CSR payments help keep coverage affordable for more than 15,000 West Virginians, which is 51 percent of the total marketplace enrollees in West Virginia.
West Virginia Public Broadcasting: Even Talking About Weakening Obamacare Provisions Weakens The Exchanges
“Every month, the Trump administration faces a deadline to pay what are called ‘cost-sharing reduction’ (or CSR) subsidies to insurers. Those are subsidies that reimburse insurers to help low-income marketplace customers afford health care, on top of the tax credits that help those people pay their premiums. A lawsuit filed by House Republicans during the Obama era has left the fate of those payments uncertain.
“Trump reportedly wants to end the payments, as Politico reported, but the White House chose this week to continue the payments once again. Still, the ongoing ambiguity about the future of the payments is apparently causing premiums to rise and insurers to pull out of markets.

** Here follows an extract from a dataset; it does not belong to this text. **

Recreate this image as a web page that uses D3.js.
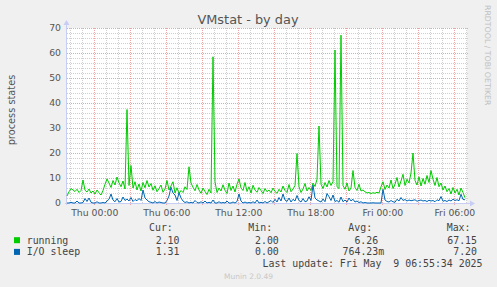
<!DOCTYPE html>
<html><head><meta charset="utf-8">
<script src="https://cdn.jsdelivr.net/npm/d3@7"></script>
<style>
html,body{margin:0;padding:0;background:#f0f0f0;}
svg{display:block;}
text{font-family:"DejaVu Sans",sans-serif;}
.mono{font-family:"DejaVu Sans Mono",monospace;white-space:pre;}
</style></head>
<body>
<script>
// ---- data ----
const title = "VMstat - by day";
const yLabel = "process states";
const startTime = Date.UTC(2025, 4, 7, 21, 43, 30); // Wed 21:43:30
const stepMinutes = 10;
const endTime = Date.UTC(2025, 4, 9, 7, 3, 30);
const yTicks = [0, 10, 20, 30, 40, 50, 60, 70];
const seriesNames = ["running", "I/O sleep"];
const seriesColors = ["#00cc00", "#0066b3"];
const running = [
 2.8,4.5,5.8,5.2,4.6,5.5,4.2,5.0,9.2,
 5.1,4.4,5.6,4.0,4.8,3.6,5.2,4.1,
 3.2,5.0,7.5,9.6,
 8.0,6.2,9.0,7.2,10.4,8.1,6.5,8.8,5.6,
 37.4,7.0,15.0,
 6.0,8.5,5.2,7.6,4.8,8.2,6.1,9.0,
 6.4,7.8,5.1,6.9,4.5,5.8,7.2,4.3,5.6,9.0,
 5.2,6.8,8.5,4.0,6.1,3.8,
 5.0,4.2,6.5,5.4,
 14.5,
 8.0,6.3,4.9,7.4,5.2,3.9,6.0,4.6,3.4,5.5,4.0,
 58.5,
 8.5,4.2,6.0,4.8,7.3,5.1,3.8,8.0,5.0,6.8,4.4,7.5,
 9.6,6.0,5.0,8.2,4.6,6.5,4.0,7.1,5.2,4.3,6.2,5.0,3.8,5.8,4.5,
 5.2,4.1,6.0,4.6,3.9,5.5,4.4,6.8,5.0,4.2,7.4,4.5,5.6,7.0,
 19.8,
 6.5,4.2,5.6,7.8,4.8,6.2,5.0,8.0,6.6,9.5,
 30.8,
 7.5,5.8,8.2,6.4,9.0,7.0,8.5,
 61.2,
 6.5,5.8,
 67.15,
 7.0,5.5,8.0,4.8,6.0,
 13.0,
 6.2,5.0,7.5,4.8,5.2,4.5,
 4.0,4.2,3.8,4.1,3.9,4.3,4.0,
 6.5,8.5,5.4,7.2,
 6.0,9.2,5.8,7.5,10.2,6.4,8.8,
 11.5,7.0,9.5,8.0,12.0,
 20.0,
 9.0,7.2,10.5,6.8,9.8,7.5,11.0,8.2,
 13.0,
 9.5,7.0,10.2,6.5,8.0,5.2,6.8,4.5,
 5.8,3.6,6.2,4.0,5.5,3.2,6.0,4.2,2.1
];
const ioSleep = [
 0.0,0.0,0.3,0.0,0.0,0.8,0.0,0.0,0.2,
 1.8,0.6,2.0,0.3,0.0,0.0,0.5,0.0,
 0.0,0.2,0.0,0.8,
 1.5,3.6,1.2,0.5,1.8,0.4,0.6,2.4,1.0,
 1.6,0.8,2.2,
 0.6,1.4,0.9,1.8,1.0,5.2,2.0,1.2,
 0.5,0.3,0.0,0.6,0.0,0.4,0.2,0.0,0.0,1.0,
 2.8,6.3,4.0,3.2,1.0,4.1,
 2.0,0.8,0.2,0.5,
 0.0,0.3,0.0,1.0,0.2,0.0,0.5,0.0,0.8,0.0,0.3,0.0,
 1.2,0.0,0.0,0.5,0.0,0.2,0.0,0.8,0.0,0.0,0.4,0.0,0.6,
 3.6,0.8,0.0,0.4,0.0,0.2,0.0,0.5,0.0,1.2,0.0,0.3,0.0,0.6,0.0,
 0.5,1.0,0.2,1.5,0.4,2.2,0.8,3.6,1.2,0.6,2.0,0.4,1.5,0.8,
 3.0,1.0,0.4,1.8,0.5,0.8,2.5,1.0,7.2,2.0,1.2,
 0.8,0.4,1.6,0.5,3.8,2.5,1.0,3.2,
 0.6,1.0,0.3,2.4,0.5,1.2,0.4,2.0,0.8,
 1.5,0.4,0.8,0.2,0.5,0.0,0.2,
 0.0,0.0,0.0,0.1,0.0,0.0,0.0,
 0.0,5.5,1.2,0.6,
 0.4,1.0,0.5,0.3,1.5,0.8,2.2,
 1.0,1.4,0.8,1.2,0.9,
 1.1,1.3,0.7,1.0,1.2,0.8,1.0,0.6,1.1,
 0.8,1.0,0.5,1.3,0.9,2.6,0.7,1.0,0.6,
 1.2,0.8,1.5,1.0,1.3,0.9,3.5,1.4,1.31
];
const legendHeaders = ["Cur:", "Min:", "Avg:", "Max:"];
const legendRows = [
  ["2.10", "2.00", "6.26", "67.15"],
  ["1.31", "0.00", "764.23m", "7.20"]
];
const lastUpdate = "Last update: Fri May  9 06:55:34 2025";
const footer = "Munin 2.0.49";
const sideText = "RRDTOOL / TOBI OETIKER";

// ---- layout ----
const W = 497, H = 287;
const plot = {left: 67, right: 467, top: 28, bottom: 203};
const textColor = "#555";

const svg = d3.select("body").append("svg").attr("width", W).attr("height", H);
svg.append("rect").attr("width", W).attr("height", H).attr("fill", "#f0f0f0");

const x = d3.scaleUtc().domain([new Date(startTime), new Date(endTime)]).range([plot.left, plot.right]);
const y = d3.scaleLinear().domain([0, 70]).range([plot.bottom, plot.top]);

svg.append("rect").attr("x", plot.left).attr("y", plot.top)
  .attr("width", plot.right - plot.left).attr("height", plot.bottom - plot.top).attr("fill", "#ffffff");

const grid = svg.append("g");
const minorColor = "#cfcfcf", majorColor = "#eea4a4";
function hLine(v, color) {
  const yy = Math.round(y(v)) + 0.5;
  grid.append("path").attr("d", `M${plot.left},${yy}H${plot.right + 1}`)
    .attr("stroke", color).attr("stroke-width", 1).attr("stroke-dasharray", "1,1").attr("fill", "none");
}
function vLine(d, color, extra) {
  const xx = Math.round(x(d)) + 0.5;
  grid.append("path").attr("d", `M${xx},${plot.top}V${plot.bottom + extra}`)
    .attr("stroke", color).attr("stroke-width", 1).attr("stroke-dasharray", "1,1").attr("fill", "none");
}
// minor horizontal every 2
d3.range(2, 71, 2).filter(v => v % 10 !== 0).forEach(v => hLine(v, minorColor));
// minor vertical every hour
const hours = d3.utcHour.range(new Date(startTime), new Date(endTime));
hours.filter(d => d.getUTCHours() % 3 !== 0).forEach(d => vLine(d, minorColor, 0));
// major horizontal
yTicks.filter(v => v > 0).forEach(v => hLine(v, majorColor));
// major vertical every 3 hours
hours.filter(d => d.getUTCHours() % 3 === 0).forEach(d => vLine(d, majorColor, 2));

// axes
const axisColor = "#c8cdf5";
svg.append("line").attr("x1", plot.left - 0.5).attr("x2", plot.left - 0.5)
  .attr("y1", plot.bottom + 2).attr("y2", plot.top - 5).attr("stroke", axisColor);
svg.append("path").attr("d", `M${plot.left - 3.5},${plot.top - 3} L${plot.left - 0.5},${plot.top - 8} L${plot.left + 2.5},${plot.top - 3} Z`).attr("fill", axisColor);
svg.append("line").attr("x1", plot.left - 2).attr("x2", plot.right + 5)
  .attr("y1", plot.bottom + 0.5).attr("y2", plot.bottom + 0.5).attr("stroke", axisColor);
svg.append("path").attr("d", `M${plot.right + 3},${plot.bottom - 2.5} L${plot.right + 8},${plot.bottom + 0.5} L${plot.right + 3},${plot.bottom + 3.5} Z`).attr("fill", axisColor);

// y tick labels
const yAxis = d3.axisLeft(y).tickValues(yTicks).tickSize(0).tickPadding(6).tickFormat(d3.format("d"));
const gy = svg.append("g").attr("transform", `translate(${plot.left},0)`).call(yAxis);
gy.select(".domain").remove();
gy.selectAll("text").attr("fill", textColor).style("font-size", "9.3px").style("font-family", "DejaVu Sans");

// x tick labels every 6 hours
const xTicks = hours.filter(d => d.getUTCHours() % 6 === 0);
const xAxis = d3.axisBottom(x).tickValues(xTicks).tickSize(0).tickPadding(6).tickFormat(d3.utcFormat("%a %H:%M"));
const gx = svg.append("g").attr("transform", `translate(0,${plot.bottom})`).call(xAxis);
gx.select(".domain").remove();
gx.selectAll("text").attr("fill", textColor).style("font-size", "9.3px").style("font-family", "DejaVu Sans");

// series
const series = [running, ioSleep];
const line = d3.line()
  .x((d, i) => x(new Date(startTime + i * stepMinutes * 60000)))
  .y(d => y(d));
series.forEach((s, k) => {
  svg.append("path").datum(s).attr("d", line).attr("fill", "none")
    .attr("stroke", seriesColors[k]).attr("stroke-width", 1);
});

// title
svg.append("text").attr("x", 248).attr("y", 24).attr("text-anchor", "middle")
  .attr("fill", textColor).style("font-size", "12.9px").text(title);
// y label
svg.append("text").attr("transform", "translate(14.5,110) rotate(-90)").attr("text-anchor", "middle")
  .attr("fill", textColor).style("font-size", "9.8px").text(yLabel);
// side text
svg.append("text").attr("transform", "translate(484.5,5) rotate(90)").attr("text-anchor", "start")
  .attr("fill", "#c0c0c0").style("font-size", "7.8px").text(sideText);

// legend
const legendFont = "9.9px";
const headerX = [149, 248.3, 348.3, 446.7];
const valueEndX = [179.5, 278.8, 378.2, 477];
headerX.forEach((hx, j) => {
  svg.append("text").attr("class", "mono").attr("x", hx).attr("y", 231)
    .attr("fill", "#444").style("font-size", legendFont).text(legendHeaders[j]);
});
const rowY = [243.5, 255.2];
seriesNames.forEach((name, k) => {
  svg.append("rect").attr("x", 14).attr("y", rowY[k] - 6.3).attr("width", 6).attr("height", 6).attr("fill", seriesColors[k]);
  svg.append("text").attr("class", "mono").attr("x", 26.7).attr("y", rowY[k])
    .attr("fill", "#444").style("font-size", legendFont).text(name);
  legendRows[k].forEach((v, j) => {
    const hasSuffix = /[a-zA-Z]$/.test(v);
    svg.append("text").attr("class", "mono").attr("x", valueEndX[j] + (hasSuffix ? 6 : 0)).attr("y", rowY[k])
      .attr("text-anchor", "end").attr("fill", "#444").style("font-size", legendFont).text(v);
  });
});
svg.append("text").attr("class", "mono").attr("x", 482.5).attr("y", 267).attr("text-anchor", "end")
  .attr("fill", "#444").style("font-size", legendFont).text(lastUpdate);
svg.append("text").attr("x", 248.5).attr("y", 279).attr("text-anchor", "middle")
  .attr("fill", "#c8c8c8").style("font-size", "7.5px").text(footer);
</script>
</body></html>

“Ending the CSR payments could be catastrophic for the exchanges. It could cause premiums to rise by 19 percent or even more, as the Kaiser Family Foundation found in a recent analysis — and that assumes that insurers even stay in the exchanges, Kaiser added.”
Axios Map: Who loses if Trump cuts off health insurer payments
“We could get a decision from Trump today on whether the administration will keep paying insurers for their cost-sharing reduction subsidies to low-income people. A few things to keep in mind if he stops the payments:
“Insurers have to keep providing the subsidies anyway — they just won't be reimbursed. That's why they'd respond by raising premiums for next year by as much as another 20%.”
Wall Street Journal: Some Insurers Seek ACA Premium Increases of 30% and Higher
“Major health insurers in some states are seeking increases as high as 30% or more for premiums on 2018 Affordable Care Act plans, according to new federal data that provide the broadest view so far of the turmoil across exchanges as companies try to anticipate Trump administration policies.
“Big insurers in Idaho, West Virginia, South Carolina, Iowa and Wyoming are seeking to raise premiums by averages close to 30% or more, according to preliminary rate requests published Tuesday by the U.S. Department of Health and Human Services.”